◆ **WRITTEN REQUEST**
Transcribe the lines from the start of the data below through the line with "const midPointY = [0.5];", word for word and nothing more.

◆ **SOURCE MATERIAL**
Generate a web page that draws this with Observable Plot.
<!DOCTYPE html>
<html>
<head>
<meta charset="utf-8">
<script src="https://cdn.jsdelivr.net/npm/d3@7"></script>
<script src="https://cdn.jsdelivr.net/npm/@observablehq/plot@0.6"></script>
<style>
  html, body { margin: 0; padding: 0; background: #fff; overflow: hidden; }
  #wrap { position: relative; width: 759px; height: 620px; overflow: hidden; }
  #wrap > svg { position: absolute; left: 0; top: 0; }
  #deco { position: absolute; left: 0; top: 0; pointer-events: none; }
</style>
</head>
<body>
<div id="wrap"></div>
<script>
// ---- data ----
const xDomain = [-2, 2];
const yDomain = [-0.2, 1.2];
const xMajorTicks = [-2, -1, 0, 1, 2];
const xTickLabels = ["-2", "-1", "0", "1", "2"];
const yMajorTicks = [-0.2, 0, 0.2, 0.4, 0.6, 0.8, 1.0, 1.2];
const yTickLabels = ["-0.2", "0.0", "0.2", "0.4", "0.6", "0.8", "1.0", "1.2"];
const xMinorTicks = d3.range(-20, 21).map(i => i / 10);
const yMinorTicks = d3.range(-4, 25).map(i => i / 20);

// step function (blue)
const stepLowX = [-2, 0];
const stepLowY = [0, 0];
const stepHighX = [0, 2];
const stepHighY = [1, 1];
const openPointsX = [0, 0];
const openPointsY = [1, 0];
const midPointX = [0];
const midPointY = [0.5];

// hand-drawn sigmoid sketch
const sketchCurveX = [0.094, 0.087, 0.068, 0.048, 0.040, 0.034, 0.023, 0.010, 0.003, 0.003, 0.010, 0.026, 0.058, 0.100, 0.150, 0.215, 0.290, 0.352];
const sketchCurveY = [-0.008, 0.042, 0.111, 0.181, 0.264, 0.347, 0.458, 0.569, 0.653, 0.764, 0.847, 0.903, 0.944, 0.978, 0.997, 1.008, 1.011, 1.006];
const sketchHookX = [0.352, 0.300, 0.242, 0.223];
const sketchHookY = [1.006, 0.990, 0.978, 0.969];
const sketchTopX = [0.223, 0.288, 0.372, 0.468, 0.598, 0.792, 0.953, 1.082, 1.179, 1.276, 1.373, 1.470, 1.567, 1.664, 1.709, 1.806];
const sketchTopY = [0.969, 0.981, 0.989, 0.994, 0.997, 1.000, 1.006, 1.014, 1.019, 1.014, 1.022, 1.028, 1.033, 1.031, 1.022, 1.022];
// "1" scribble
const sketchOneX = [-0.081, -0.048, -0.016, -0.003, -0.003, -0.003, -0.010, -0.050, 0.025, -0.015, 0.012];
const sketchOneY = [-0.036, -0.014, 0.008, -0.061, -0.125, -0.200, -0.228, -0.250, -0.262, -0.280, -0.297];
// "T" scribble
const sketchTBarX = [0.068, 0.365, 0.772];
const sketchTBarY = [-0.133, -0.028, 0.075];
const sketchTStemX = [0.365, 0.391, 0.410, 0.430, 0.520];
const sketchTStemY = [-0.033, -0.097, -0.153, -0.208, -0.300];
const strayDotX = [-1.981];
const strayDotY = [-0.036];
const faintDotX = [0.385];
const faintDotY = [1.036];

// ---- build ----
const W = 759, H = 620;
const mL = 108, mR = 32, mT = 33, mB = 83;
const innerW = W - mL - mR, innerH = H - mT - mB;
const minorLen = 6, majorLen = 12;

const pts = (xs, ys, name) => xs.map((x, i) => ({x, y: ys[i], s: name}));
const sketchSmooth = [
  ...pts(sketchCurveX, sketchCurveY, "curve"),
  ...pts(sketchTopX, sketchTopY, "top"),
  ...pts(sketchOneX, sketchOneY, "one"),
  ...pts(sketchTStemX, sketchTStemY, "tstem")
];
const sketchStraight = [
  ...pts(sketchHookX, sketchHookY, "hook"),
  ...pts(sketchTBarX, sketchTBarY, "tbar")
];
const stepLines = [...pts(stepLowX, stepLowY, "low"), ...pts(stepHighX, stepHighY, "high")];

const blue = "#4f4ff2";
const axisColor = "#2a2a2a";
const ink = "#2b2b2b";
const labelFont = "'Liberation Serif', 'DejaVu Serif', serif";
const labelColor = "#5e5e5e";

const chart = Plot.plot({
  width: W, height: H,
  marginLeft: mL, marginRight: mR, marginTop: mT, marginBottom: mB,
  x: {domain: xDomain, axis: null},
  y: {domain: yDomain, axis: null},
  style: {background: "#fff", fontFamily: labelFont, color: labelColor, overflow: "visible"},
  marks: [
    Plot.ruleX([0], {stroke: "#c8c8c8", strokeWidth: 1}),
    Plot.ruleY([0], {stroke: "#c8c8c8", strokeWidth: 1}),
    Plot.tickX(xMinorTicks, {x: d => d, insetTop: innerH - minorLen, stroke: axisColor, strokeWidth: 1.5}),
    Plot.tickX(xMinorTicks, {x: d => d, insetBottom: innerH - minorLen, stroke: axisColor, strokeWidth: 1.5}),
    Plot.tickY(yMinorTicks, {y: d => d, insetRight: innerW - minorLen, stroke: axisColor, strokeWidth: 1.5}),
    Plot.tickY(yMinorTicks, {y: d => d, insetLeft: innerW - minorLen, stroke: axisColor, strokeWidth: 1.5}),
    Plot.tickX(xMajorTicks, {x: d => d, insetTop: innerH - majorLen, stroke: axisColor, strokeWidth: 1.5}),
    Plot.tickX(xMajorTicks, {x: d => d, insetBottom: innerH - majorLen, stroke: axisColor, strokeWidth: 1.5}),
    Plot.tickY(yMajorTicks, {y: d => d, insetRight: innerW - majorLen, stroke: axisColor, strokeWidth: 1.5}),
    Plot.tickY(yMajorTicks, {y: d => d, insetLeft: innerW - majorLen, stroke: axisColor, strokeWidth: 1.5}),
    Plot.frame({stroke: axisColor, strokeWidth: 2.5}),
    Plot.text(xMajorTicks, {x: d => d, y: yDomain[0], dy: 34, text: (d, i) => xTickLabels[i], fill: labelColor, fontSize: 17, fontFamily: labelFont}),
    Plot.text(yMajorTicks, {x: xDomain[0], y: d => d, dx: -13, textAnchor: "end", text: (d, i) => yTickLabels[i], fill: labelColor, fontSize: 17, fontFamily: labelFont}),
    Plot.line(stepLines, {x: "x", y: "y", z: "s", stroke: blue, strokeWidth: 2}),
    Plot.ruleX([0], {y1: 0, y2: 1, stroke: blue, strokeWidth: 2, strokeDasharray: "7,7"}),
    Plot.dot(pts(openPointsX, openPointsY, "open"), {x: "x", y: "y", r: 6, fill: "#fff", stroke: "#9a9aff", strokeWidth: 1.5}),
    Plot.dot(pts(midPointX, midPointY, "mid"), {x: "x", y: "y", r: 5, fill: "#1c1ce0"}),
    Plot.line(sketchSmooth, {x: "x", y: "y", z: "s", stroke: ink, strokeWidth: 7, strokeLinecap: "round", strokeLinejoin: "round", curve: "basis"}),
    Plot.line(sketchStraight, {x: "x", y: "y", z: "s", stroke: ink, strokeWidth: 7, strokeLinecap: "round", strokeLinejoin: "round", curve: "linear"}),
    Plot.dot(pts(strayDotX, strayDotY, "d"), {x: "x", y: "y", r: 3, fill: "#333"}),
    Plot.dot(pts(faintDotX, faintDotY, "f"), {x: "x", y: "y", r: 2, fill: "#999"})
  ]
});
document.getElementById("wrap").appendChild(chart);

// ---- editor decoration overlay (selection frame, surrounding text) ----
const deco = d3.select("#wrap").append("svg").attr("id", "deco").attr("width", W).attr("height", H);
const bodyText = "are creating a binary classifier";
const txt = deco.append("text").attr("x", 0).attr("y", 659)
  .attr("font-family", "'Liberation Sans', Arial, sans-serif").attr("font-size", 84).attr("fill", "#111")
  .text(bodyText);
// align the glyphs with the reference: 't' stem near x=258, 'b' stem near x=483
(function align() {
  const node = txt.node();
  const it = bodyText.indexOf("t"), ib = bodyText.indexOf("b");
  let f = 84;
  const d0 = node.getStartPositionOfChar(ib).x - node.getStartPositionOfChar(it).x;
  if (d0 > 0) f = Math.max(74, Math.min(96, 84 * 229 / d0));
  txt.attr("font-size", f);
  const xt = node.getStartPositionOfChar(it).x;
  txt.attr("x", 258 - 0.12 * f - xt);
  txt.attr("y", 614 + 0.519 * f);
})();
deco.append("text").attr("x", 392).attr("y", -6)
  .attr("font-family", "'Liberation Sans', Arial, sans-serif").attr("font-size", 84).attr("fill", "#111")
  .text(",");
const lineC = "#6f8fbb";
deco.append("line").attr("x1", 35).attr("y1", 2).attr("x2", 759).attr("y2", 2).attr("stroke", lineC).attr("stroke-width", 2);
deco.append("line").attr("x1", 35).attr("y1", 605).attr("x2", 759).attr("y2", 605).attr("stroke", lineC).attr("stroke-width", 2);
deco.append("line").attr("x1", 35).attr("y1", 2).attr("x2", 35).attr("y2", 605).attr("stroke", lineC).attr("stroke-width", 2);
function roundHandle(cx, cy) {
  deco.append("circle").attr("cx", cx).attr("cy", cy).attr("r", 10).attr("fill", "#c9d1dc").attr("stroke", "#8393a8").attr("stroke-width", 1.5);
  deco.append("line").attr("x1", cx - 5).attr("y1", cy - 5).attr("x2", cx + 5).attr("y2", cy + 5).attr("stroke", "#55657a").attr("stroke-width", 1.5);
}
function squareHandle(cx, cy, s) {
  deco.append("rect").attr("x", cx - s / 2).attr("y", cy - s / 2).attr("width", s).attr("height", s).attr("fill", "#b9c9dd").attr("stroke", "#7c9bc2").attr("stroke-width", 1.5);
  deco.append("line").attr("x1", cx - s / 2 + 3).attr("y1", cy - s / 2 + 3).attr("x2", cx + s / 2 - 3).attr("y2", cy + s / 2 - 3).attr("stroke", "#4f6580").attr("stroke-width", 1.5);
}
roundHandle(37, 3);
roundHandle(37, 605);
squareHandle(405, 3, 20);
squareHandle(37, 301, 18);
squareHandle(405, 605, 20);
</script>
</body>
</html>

◆ **SOLUTION TO THIS PROBLEM**
Generate a web page that draws this with Observable Plot.
<!DOCTYPE html>
<html>
<head>
<meta charset="utf-8">
<script src="https://cdn.jsdelivr.net/npm/d3@7"></script>
<script src="https://cdn.jsdelivr.net/npm/@observablehq/plot@0.6"></script>
<style>
  html, body { margin: 0; padding: 0; background: #fff; overflow: hidden; }
  #wrap { position: relative; width: 759px; height: 620px; overflow: hidden; }
  #wrap > svg { position: absolute; left: 0; top: 0; }
  #deco { position: absolute; left: 0; top: 0; pointer-events: none; }
</style>
</head>
<body>
<div id="wrap"></div>
<script>
// ---- data ----
const xDomain = [-2, 2];
const yDomain = [-0.2, 1.2];
const xMajorTicks = [-2, -1, 0, 1, 2];
const xTickLabels = ["-2", "-1", "0", "1", "2"];
const yMajorTicks = [-0.2, 0, 0.2, 0.4, 0.6, 0.8, 1.0, 1.2];
const yTickLabels = ["-0.2", "0.0", "0.2", "0.4", "0.6", "0.8", "1.0", "1.2"];
const xMinorTicks = d3.range(-20, 21).map(i => i / 10);
const yMinorTicks = d3.range(-4, 25).map(i => i / 20);

// step function (blue)
const stepLowX = [-2, 0];
const stepLowY = [0, 0];
const stepHighX = [0, 2];
const stepHighY = [1, 1];
const openPointsX = [0, 0];
const openPointsY = [1, 0];
const midPointX = [0];
const midPointY = [0.5];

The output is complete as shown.